Uyarnthavargal is a 1977 Indian Tamil-language film directed by T. N. Balu, starring Kamal Haasan and Sujatha. The film deals with a deaf-mute couple and their struggle in society. It is a remake of the 1972 Hindi film Koshish, which itself was inspired by the 1961 Japanese film Happiness of Us Alone.

== Plot ==

Aarumugam and Aarthi are deaf-mute. They meet and fall in love and later get married. They get blessed with a child, but the child accidentally dies due to a petty thief which devastates the couple. Aarumugam and Aarthi's life comes back to normal after their second child is born. They take all care in bringing him up to be well educated. Ironically, their employer's daughter is also deaf-mute. They want to get their son married to the employer's daughter, but the son opposes the matrimonial alliance.

== Cast ==
- Kamal Haasan as Aarumugam
- Sujatha as Aarthi
- Thengai Srinivasan
- Srikanth as the thief
- Pandari Bai
- Master Sridhar
- Typist Gopu
- Loose Mohan

- Guest actors
- Sanjeev Kumar
- Prem Nazir
- N.T. Rama Rao
- Rajkumar
- Jaishankar as Sankar
- Manorama
- M. Balamuralikrishna
- Suruli Rajan
- S. A. Ashokan

== Production ==
Uyarnthavargal was produced under production banner Raasleela Pictures. The film was launched at AVM Recording Studios.

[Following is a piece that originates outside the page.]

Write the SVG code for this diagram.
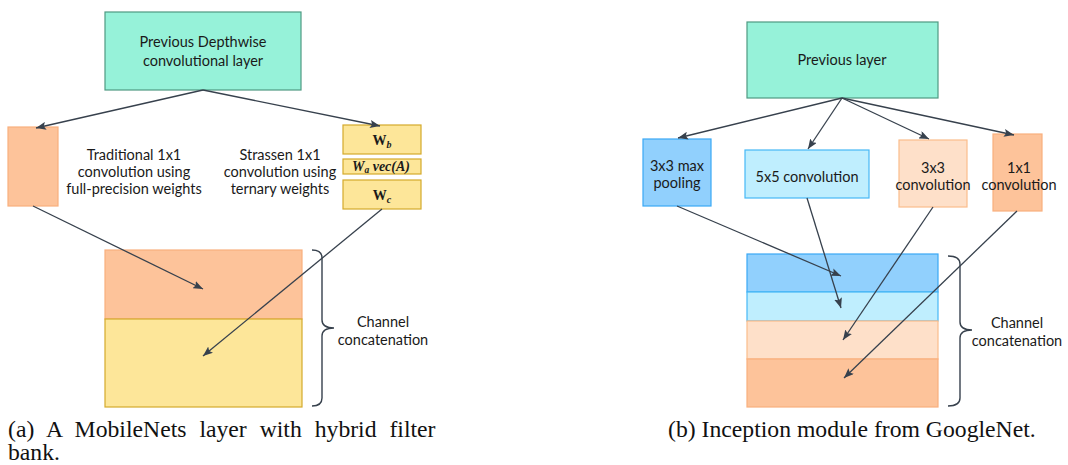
<svg xmlns="http://www.w3.org/2000/svg" width="1068" height="465" viewBox="0 0 1068 465">
  <defs>
    <marker id="arrow" viewBox="0 0 10 8" refX="10" refY="4" markerWidth="10" markerHeight="8" markerUnits="userSpaceOnUse" orient="auto">
      <path d="M0,0 L10,4 L0,8 L2,4 Z" fill="#37414d"/>
    </marker>
  </defs>
  <style>
    .lbl { font-family: Lato, "Open Sans", "Liberation Sans", sans-serif; font-size: 14.5px; fill: #1a1a1a; text-anchor: middle; }
    .math { font-family: "Liberation Serif", "DejaVu Serif", serif; font-size: 14px; font-weight: bold; fill: #1a1a1a; text-anchor: middle; }
    .cap { font-family: "Liberation Serif", "Times New Roman", serif; font-size: 23.7px; fill: #111; }
    .edge { stroke: #37414d; stroke-width: 1.3; fill: none; marker-end: url(#arrow); }
    .brace { stroke: #37414d; stroke-width: 1.4; fill: none; }
    .teal { fill: #96f2d9; stroke: #4f9a82; stroke-width: 1.2; }
    .peach { fill: #fdc39a; stroke: #f9b07e; stroke-width: 1.2; }
    .lightpeach { fill: #fee0c9; stroke: #fbbd8c; stroke-width: 1.2; }
    .gold { fill: #fde699; stroke: #d4aa2c; stroke-width: 1.2; }
    .blue { fill: #91d0fd; stroke: #3aa8f5; stroke-width: 1.2; }
    .lightblue { fill: #bfeefe; stroke: #46b8f6; stroke-width: 1.2; }
  </style>

  <!-- (a) MobileNets layer with hybrid filter bank -->
  <g id="a-prev">
    <rect class="teal" x="105" y="12" width="196" height="78"/>
    <text class="lbl" x="203" y="47">Previous Depthwise</text>
    <text class="lbl" x="203" y="66">convolutional layer</text>
  </g>
  <g id="a-traditional">
    <rect class="peach" x="8" y="127" width="50" height="79"/>
    <text class="lbl" x="134" y="160">Traditional 1x1</text>
    <text class="lbl" x="134" y="177">convolution using</text>
    <text class="lbl" x="134" y="194">full-precision weights</text>
  </g>
  <g id="a-strassen">
    <text class="lbl" x="280" y="160">Strassen 1x1</text>
    <text class="lbl" x="280" y="177">convolution using</text>
    <text class="lbl" x="280" y="194">ternary weights</text>
    <rect class="gold" x="343" y="125" width="78" height="29"/>
    <text class="math" x="382" y="145">W<tspan font-size="10" font-style="italic" dy="3">b</tspan></text>
    <rect class="gold" x="343" y="159" width="78" height="15"/>
    <text class="math" x="381" y="171" font-style="italic" font-size="13">W<tspan font-size="9.5" dy="2">a</tspan><tspan dy="-2" font-weight="normal"> </tspan>vec(A)</text>
    <rect class="gold" x="343" y="180" width="78" height="29"/>
    <text class="math" x="382" y="200">W<tspan font-size="10" font-style="italic" dy="3">c</tspan></text>
  </g>
  <g id="a-concat">
    <rect class="peach" x="105" y="250" width="197" height="69"/>
    <rect class="gold" x="105" y="319" width="197" height="88"/>
    <path class="brace" d="M312,250 Q322,250 322,258 L322,320 Q322,328 334,328 Q322,328 322,336 L322,398 Q322,406 312,406"/>
    <text class="lbl" x="383" y="327">Channel</text>
    <text class="lbl" x="383" y="345">concatenation</text>
  </g>

  <!-- (b) Inception module -->
  <g id="b-prev">
    <rect class="teal" x="747" y="22" width="191" height="76"/>
    <text class="lbl" x="842" y="65">Previous layer</text>
  </g>
  <g id="b-pool">
    <rect class="blue" x="643" y="139" width="68" height="67"/>
    <text class="lbl" x="677" y="171">3x3 max</text>
    <text class="lbl" x="677" y="188">pooling</text>
  </g>
  <g id="b-conv5">
    <rect class="lightblue" x="745" y="150" width="124" height="48"/>
    <text class="lbl" x="807" y="182">5x5 convolution</text>
  </g>
  <g id="b-conv3">
    <rect class="lightpeach" x="899" y="140" width="68" height="67"/>
    <text class="lbl" x="933" y="173">3x3</text>
    <text class="lbl" x="933" y="190">convolution</text>
  </g>
  <g id="b-conv1">
    <rect class="peach" x="993" y="134" width="49" height="77"/>
    <text class="lbl" x="1019" y="173">1x1</text>
    <text class="lbl" x="1019" y="190">convolution</text>
  </g>
  <g id="b-concat">
    <rect class="blue" x="747" y="254" width="191" height="38"/>
    <rect class="lightblue" x="747" y="292" width="191" height="29"/>
    <rect class="lightpeach" x="747" y="321" width="191" height="38"/>
    <rect class="peach" x="747" y="359" width="191" height="48"/>
    <path class="brace" d="M948,256 Q960,256 960,264 L960,322 Q960,330 972,330 Q960,330 960,338 L960,398 Q960,406 948,406"/>
    <text class="lbl" x="1017" y="328">Channel</text>
    <text class="lbl" x="1017" y="346">concatenation</text>
  </g>

  <g id="connectors">
    <line class="edge" x1="203" y1="90" x2="36" y2="128"/>
    <line class="edge" x1="203" y1="90" x2="380" y2="126"/>
    <line class="edge" x1="33" y1="206" x2="203" y2="289"/>
    <line class="edge" x1="382" y1="209" x2="203" y2="356"/>
    <line class="edge" x1="842" y1="98" x2="678" y2="138"/>
    <line class="edge" x1="842" y1="98" x2="808" y2="149"/>
    <line class="edge" x1="842" y1="98" x2="929" y2="139"/>
    <line class="edge" x1="842" y1="98" x2="1014" y2="135"/>
    <line class="edge" x1="677" y1="206" x2="841" y2="276"/>
    <line class="edge" x1="807" y1="198" x2="841" y2="308"/>
    <line class="edge" x1="933" y1="207" x2="843" y2="340"/>
    <line class="edge" x1="1017" y1="211" x2="844" y2="378"/>
  </g>

  <text class="cap" x="8" y="437" word-spacing="7">(a) A MobileNets layer with hybrid filter</text>
  <text class="cap" x="8" y="460">bank.</text>
  <text class="cap" x="668" y="437">(b) Inception module from GoogleNet.</text>
</svg>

The final length of the film was 3982.51 metres.

== Soundtrack ==
The music was composed by Shankar–Ganesh and lyrics were written by Kannadasan.

| Song | Singers |
|---|---|
| "Iraivan Irandu Bommaigal" | K. J. Yesudas, Vani Jairam |
| "Raman neeye" | M. Balamuralikrishna |
| "Uyarthavargal" | S. P. Balasubrahmanyam |

== Release and reception ==
Uyarnthavargal was released on 14 January 1977. Kanthan of Kalki appreciated the film for not having fight sequences or duet songs picturised on the lead characters, considering their deaf-muteness.